CBS CEO Les Moonves expressed a high amount of confidence in Star Trek: Discovery during the company’s quarterly earnings calls with investors. To emphasize the point, he told them they could have made a quick buck by selling the series the Netflix, Amazon, or Showtime. Instead, CBS chose to bet on itself.
“We could have put Star Trek on Showtime, on the CBS Television Network or Netflix, Amazon, they all wanted it for a lot of money,” Moonves told investors. “We determined that Star Trek would be far better for All Access and will earn us more money.”
When the subject later turned to the importance of entertainment industry sales outside the U.S., Moonves again brought up Star Trek: Discovery, saying:
“So every decision we make, the international marketplace becomes really really important.
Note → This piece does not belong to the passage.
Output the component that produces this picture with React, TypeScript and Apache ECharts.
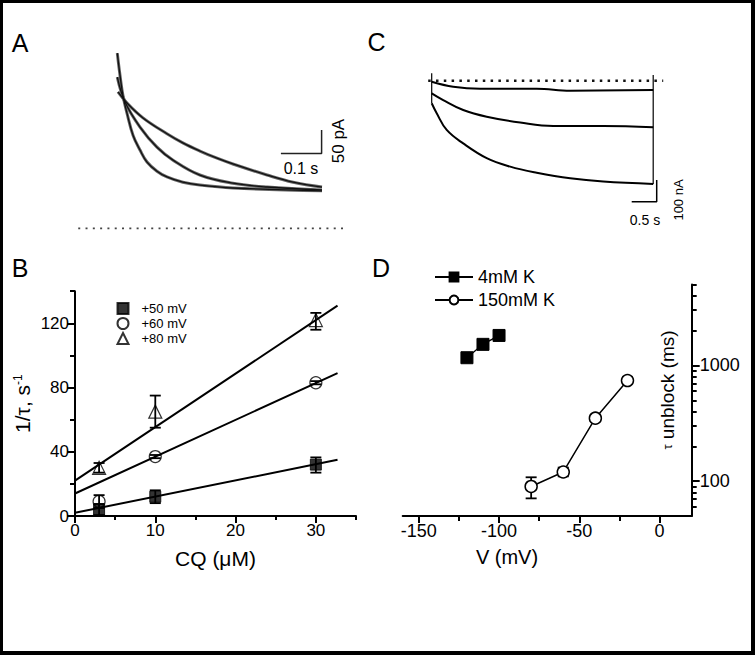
import React, { useEffect, useRef } from 'react';
import * as echarts from 'echarts';

const FONT = '"Liberation Sans", Arial, Helvetica, sans-serif';
const OFF = 3;

// ---------- Panel A: current decays (time in s, current in pA) ----------
const aFastT = [0, 0.0066, 0.014, 0.0238, 0.0386, 0.0558, 0.073, 0.0975, 0.122, 0.161, 0.203, 0.284, 0.503];
const aFastI = [365, 319, 276, 240, 194, 163, 138, 119, 107, 96, 90, 84, 78];
const aMidT = [0, 0.019, 0.0558, 0.0975, 0.137, 0.203, 0.284, 0.368, 0.503];
const aMidI = [315, 263, 211, 169, 142, 111, 94, 86, 80];
const aSlowT = [0.0017, 0.0238, 0.0631, 0.122, 0.161, 0.203, 0.245, 0.284, 0.368, 0.432, 0.503];
const aSlowI = [284, 261, 230, 197, 178, 161, 146, 134, 111, 96, 86];
const aBaselineT = [-0.096, 0.559];
const aScaleT = [0.402, 0.502, 0.502];
const aScaleI = [156, 156, 205];

// ---------- Panel C: traces (time in s, current in nA) ----------
const cTopT = [0, 0.43, 0.97, 2.1, 2.77, 4.43];
const cTopI = [-5, -28, -37, -37, -46, -43];
const cMidT = [0, 0.23, 0.63, 1.1, 1.77, 2.43, 3.43, 4.43];
const cMidI = [-58, -89, -135, -166, -193, -209, -209, -215];
const cBotT = [0, 0.1, 0.3, 0.63, 1.1, 1.57, 2.1, 2.77, 3.43, 4.43];
const cBotI = [-104, -150, -227, -289, -357, -396, -424, -450, -465, -476];
const cStartEdge = [34, -104];
const cEndEdge = [26, -476];
const cEndT = 4.43;
const cBaselineT = [-0.07, 4.63];
const cScaleT = [4.0, 4.5, 4.5];
const cScaleI = [-557.6, -557.6, -457.6];

// ---------- Panel B: 1/tau vs CQ ----------
const cq = [3, 10, 30];
const b50 = [4, 12, 32];
const b50Lo = [0.5, 8, 27];
const b50Hi = [7.5, 16, 36.5];
const b60 = [9, 37, 83];
const b60Lo = [5, 36, 82];
const b60Hi = [13, 38, 84];
const b80 = [30, 65, 122];
const b80Lo = [27, 55, 116];
const b80Hi = [33, 75, 126.5];
const fitX = [0, 32.7];
const fit50 = [2, 35];
const fit60 = [14, 89];
const fit80 = [22, 131];

// ---------- Panel D: tau unblock vs V ----------
const v4 = [-120, -110, -100];
const tau4 = [1165, 1520, 1815];
const v150 = [-80, -60, -40, -20];
const tau150 = [90, 120, 350, 740];
const tau150Lo = [71, 110, 330, 700];
const tau150Hi = [108, 131, 372, 790];

const zip = (a: number[], b: number[]) => a.map((v, i) => [v, b[i]]);

const txt = (text: string, x: number, y: number, size: number, rot = 0, rich?: any) => ({
  type: 'text',
  x: x - OFF,
  y: y - OFF,
  rotation: rot,
  z: 100,
  style: {
    text,
    fill: '#000',
    font: `${size}px ${FONT}`,
    fontSize: size,
    fontFamily: FONT,
    textAlign: 'center',
    textVerticalAlign: 'middle',
    align: 'center',
    verticalAlign: 'middle',
    rich,
  },
});

const errRender = (lw: number, cap: number) => (params: any, api: any) => {
  const x = api.value(0);
  const p1 = api.coord([x, api.value(1)]);
  const p2 = api.coord([x, api.value(2)]);
  const st = { stroke: '#000', lineWidth: lw };
  return {
    type: 'group',
    children: [
      { type: 'line', shape: { x1: p1[0], y1: p1[1], x2: p2[0], y2: p2[1] }, style: st },
      { type: 'line', shape: { x1: p1[0] - cap / 2, y1: p1[1], x2: p1[0] + cap / 2, y2: p1[1] }, style: st },
      { type: 'line', shape: { x1: p2[0] - cap / 2, y1: p2[1], x2: p2[0] + cap / 2, y2: p2[1] }, style: st },
    ],
  };
};

export default function App() {
  const ref = useRef<HTMLDivElement>(null);
  useEffect(() => {
    if (!ref.current) return;
    const chart = echarts.init(ref.current, null, { renderer: 'svg', width: 748, height: 648 });
    const g = (l: number, t: number, w: number, h: number) => ({ left: l - OFF, top: t - OFF, width: w, height: h });
    const black = '#000';
    const tickAxis = (extra: any) => ({
      splitLine: { show: false },
      axisLine: { show: true, onZero: false, lineStyle: { color: black, width: 2 } },
      ...extra,
    });
    const minorAxis = (extra: any) => ({
      splitLine: { show: false },
      axisLine: { show: false, onZero: false },
      axisLabel: { show: false },
      ...extra,
    });
    const hidden = (gi: number, min: number, max: number) => ({ type: 'value', gridIndex: gi, min, max, show: false });

    const trace = (name: string, data: number[][], xi: number, yi: number, color: string, width: number, z = 3) => ({
      type: 'line', name, data, xAxisIndex: xi, yAxisIndex: yi, symbol: 'none', smooth: 0.4,
      lineStyle: { color, width }, itemStyle: { color }, z, silent: true,
    });
    const straight = (data: number[][], xi: number, yi: number, lineStyle: any) => ({
      type: 'line', data, xAxisIndex: xi, yAxisIndex: yi, symbol: 'none', lineStyle, silent: true, z: 2,
    });

    const option: any = {
      animation: false,
      backgroundColor: '#fff',
      textStyle: { fontFamily: FONT, color: black },
      grid: [
        g(76.6, 36.3, 268.6, 201.6), // A
        g(426.7, 59, 240, 151.9), // C
        g(75, 291.2, 281, 224.8), // B
        g(402.7, 284.5, 289, 231.5), // D
      ],
      xAxis: [
        hidden(0, -0.1, 0.56),
        hidden(1, -0.1, 4.7),
        tickAxis({
          type: 'value', gridIndex: 2, min: 0, max: 35, position: 'bottom',
          name: 'CQ (μM)', nameLocation: 'middle', nameGap: 32,
          nameTextStyle: { fontSize: 21, color: black, fontFamily: FONT },
          axisTick: { show: true, customValues: [0, 10, 20, 30], length: 7, lineStyle: { color: black, width: 2 } },
          axisLabel: { show: true, customValues: [0, 10, 20, 30], fontSize: 17, color: black, fontFamily: FONT, margin: 6 },
        }),
        minorAxis({
          type: 'value', gridIndex: 2, min: 0, max: 35, position: 'bottom',
          axisTick: { show: true, customValues: [5, 15, 25, 35], length: 4, lineStyle: { color: black, width: 2 } },
        }),
        tickAxis({
          type: 'value', gridIndex: 3, min: -160, max: 20, position: 'bottom',
          axisTick: { show: true, customValues: [-150, -100, -50, 0], length: 7, lineStyle: { color: black, width: 2 } },
          axisLabel: { show: true, customValues: [-150, -100, -50, 0], fontSize: 18, color: black, fontFamily: FONT, margin: 6 },
        }),
        minorAxis({
          type: 'value', gridIndex: 3, min: -160, max: 20, position: 'bottom',
          axisTick: { show: true, customValues: [-125, -75, -25], length: 5, lineStyle: { color: black, width: 2 } },
        }),
      ],
      yAxis: [
        hidden(0, -20, 400),
        hidden(1, -600, 100),
        tickAxis({
          type: 'value', gridIndex: 2, min: 0, max: 140, position: 'left',
          name: '1/τ, s{sup|-1}', nameLocation: 'middle', nameGap: 42, nameRotate: 90,
          nameTextStyle: {
            fontSize: 21, color: black, fontFamily: FONT,
            rich: { sup: { fontSize: 12, verticalAlign: 'top', color: black, fontFamily: FONT } },
          },
          axisTick: { show: true, customValues: [0, 40, 80, 120], length: 8, lineStyle: { color: black, width: 2 } },
          axisLabel: { show: true, customValues: [0, 40, 80, 120], fontSize: 17, color: black, fontFamily: FONT, margin: 6 },
        }),
        minorAxis({
          type: 'value', gridIndex: 2, min: 0, max: 140, position: 'left',
          axisTick: { show: true, customValues: [20, 60, 100, 140], length: 5, lineStyle: { color: black, width: 2 } },
        }),
        tickAxis({
          type: 'log', logBase: 10, gridIndex: 3, min: 50, max: 5000, position: 'right',
          axisTick: { show: true, customValues: [100, 1000], length: 8, lineStyle: { color: black, width: 2 } },
          axisLabel: {
            show: true, customValues: [100, 1000], fontSize: 18, color: black, fontFamily: FONT, margin: 8,
            formatter: (v: number) => String(Math.round(v)),
          },
        }),
        minorAxis({
          type: 'log', logBase: 10, gridIndex: 3, min: 50, max: 5000, position: 'right',
          axisTick: {
            show: true, length: 5, lineStyle: { color: black, width: 2 },
            customValues: [60, 70, 80, 90, 200, 300, 400, 500, 600, 700, 800, 900, 2000, 3000, 4000, 5000],
          },
        }),
      ],
      legend: [
        {
          orient: 'vertical', left: 111.5 - OFF, top: 297 - OFF, itemWidth: 11, itemHeight: 11, itemGap: 2,
          selectedMode: false, data: ['+50 mV', '+60 mV', '+80 mV'],
          textStyle: { fontSize: 13, color: black, fontFamily: FONT, padding: [0, 0, 0, 8] },
        },
        {
          orient: 'vertical', left: 429 - OFF, top: 263 - OFF, itemWidth: 38, itemHeight: 11, itemGap: 5,
          selectedMode: false, data: ['4mM K', '150mM K'],
          textStyle: { fontSize: 18, color: black, fontFamily: FONT },
        },
      ],
      series: [
        // Panel A
        trace('a-fast-raw', zip(aFastT, aFastI), 0, 0, '#666', 3),
        trace('a-mid-raw', zip(aMidT, aMidI), 0, 0, '#666', 3),
        trace('a-slow-raw', zip(aSlowT, aSlowI), 0, 0, '#666', 3),
        trace('a-fast-fit', zip(aFastT, aFastI), 0, 0, '#111', 1.3, 4),
        trace('a-mid-fit', zip(aMidT, aMidI), 0, 0, '#111', 1.3, 4),
        trace('a-slow-fit', zip(aSlowT, aSlowI), 0, 0, '#111', 1.3, 4),
        straight(zip(aBaselineT, [0, 0]), 0, 0, { color: '#444', width: 1.8, type: [2, 5.3] }),
        straight(zip(aScaleT, aScaleI), 0, 0, { color: '#222', width: 1.5 }),
        // Panel C
        trace('c-top', zip(cTopT, cTopI), 1, 1, '#000', 2),
        trace('c-mid', zip(cMidT, cMidI), 1, 1, '#000', 2),
        trace('c-bot', zip(cBotT, cBotI), 1, 1, '#000', 2),
        straight(zip([0, 0], cStartEdge), 1, 1, { color: '#000', width: 1.2 }),
        straight(zip([cEndT, cEndT], cEndEdge), 1, 1, { color: '#000', width: 1.2 }),
        straight(zip(cBaselineT, [0, 0]), 1, 1, { color: '#111', width: 2.5, type: [2.5, 5.3] }),
        straight(zip(cScaleT, cScaleI), 1, 1, { color: '#000', width: 1.5 }),
        // Panel B
        straight(zip(fitX, fit50), 2, 2, { color: '#000', width: 2 }),
        straight(zip(fitX, fit60), 2, 2, { color: '#000', width: 2 }),
        straight(zip(fitX, fit80), 2, 2, { color: '#000', width: 2 }),
        {
          type: 'custom', xAxisIndex: 2, yAxisIndex: 2, z: 3, silent: true,
          renderItem: errRender(1.8, 11),
          data: [
            ...cq.map((x, i) => [x, b50Lo[i], b50Hi[i]]),
            ...cq.map((x, i) => [x, b60Lo[i], b60Hi[i]]),
            ...cq.map((x, i) => [x, b80Lo[i], b80Hi[i]]),
          ],
        },
        {
          type: 'scatter', name: '+50 mV', xAxisIndex: 2, yAxisIndex: 2, data: zip(cq, b50), z: 4,
          symbol: 'rect', symbolSize: 11, itemStyle: { color: '#000', borderColor: '#000', borderWidth: 1 },
        },
        {
          type: 'scatter', name: '+60 mV', xAxisIndex: 2, yAxisIndex: 2, data: zip(cq, b60), z: 4,
          symbol: 'circle', symbolSize: 12, itemStyle: { color: 'rgba(255,255,255,0)', borderColor: '#000', borderWidth: 1.2 },
        },
        {
          type: 'scatter', name: '+80 mV', xAxisIndex: 2, yAxisIndex: 2, data: zip(cq, b80), z: 4,
          symbol: 'triangle', symbolSize: 13, itemStyle: { color: 'rgba(255,255,255,0)', borderColor: '#000', borderWidth: 1.2 },
        },
        // Panel D
        {
          type: 'custom', xAxisIndex: 4, yAxisIndex: 4, z: 3, silent: true,
          renderItem: errRender(1.8, 11),
          data: v150.map((x, i) => [x, tau150Lo[i], tau150Hi[i]]),
        },
        {
          type: 'line', name: '4mM K', xAxisIndex: 4, yAxisIndex: 4, data: zip(v4, tau4), z: 4,
          symbol: 'rect', symbolSize: 12, showAllSymbol: true,
          lineStyle: { color: '#000', width: 1.3 }, itemStyle: { color: '#000', borderColor: '#000', borderWidth: 1 },
        },
        {
          type: 'line', name: '150mM K', xAxisIndex: 4, yAxisIndex: 4, data: zip(v150, tau150), z: 4,
          symbol: 'circle', symbolSize: 12, showAllSymbol: true,
          lineStyle: { color: '#000', width: 1.5 }, itemStyle: { color: '#fff', borderColor: '#000', borderWidth: 1.5 },
        },
      ],
      graphic: [
        txt('A', 20, 42.5, 25),
        txt('C', 376.5, 42, 25),
        txt('B', 20, 268, 25),
        txt('D', 381, 268, 25),
        txt('0.1 s', 301, 168, 16),
        txt('50 pA', 338, 141, 17, Math.PI / 2),
        txt('0.5 s', 645, 220, 14),
        txt('100 nA', 678, 200, 13, Math.PI / 2),
        txt('V (mV)', 507, 557, 20),
        txt('{t|τ} unblock (ms)', 667, 390, 19, Math.PI / 2, { t: { fontSize: 13, fontFamily: FONT, fill: '#000', color: '#000' } }),
      ],
    };
    chart.setOption(option);
    return () => chart.dispose();
  }, []);
  return (
    <div style={{ position: 'fixed', left: 0, top: 0, width: 755, height: 655, background: '#000' }}>
      <div ref={ref} style={{ position: 'absolute', left: OFF, top: OFF, width: 748, height: 648, background: '#fff' }} />
    </div>
  );
}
As Ted said, we couldn’t afford to do Star Trek, or the quality of the show, without Netflix help who bought the rest of the world, for a very nice fee may I add.”
CBS Corp. chief executive Les Moonves said the broad-reaching international sale of his company’s new Star Trek incarnation to Netflix paid for the show’s entire production budget.
“Netflix just took it off the table for the rest of the world,” Moonves told media investors at an annual UBS conference Monday. “Basically, Star Trek is going on CBS All Access for free.”
“The back end is now becoming more important than the front end,” Moonves added, noting that CBS couldn’t enable this model without back-end sales of the shows to buyers like Netflix.
While large SVOD platforms like Netflix, Amazon and Hulu provide this back-end sales solution, they are also a big part of the problem, the CBS chief noted.
With aggressive mandates to building up their original-series portfolios, “Netflix and Hulu have driven production costs up to astronomical levels,” Moonves said.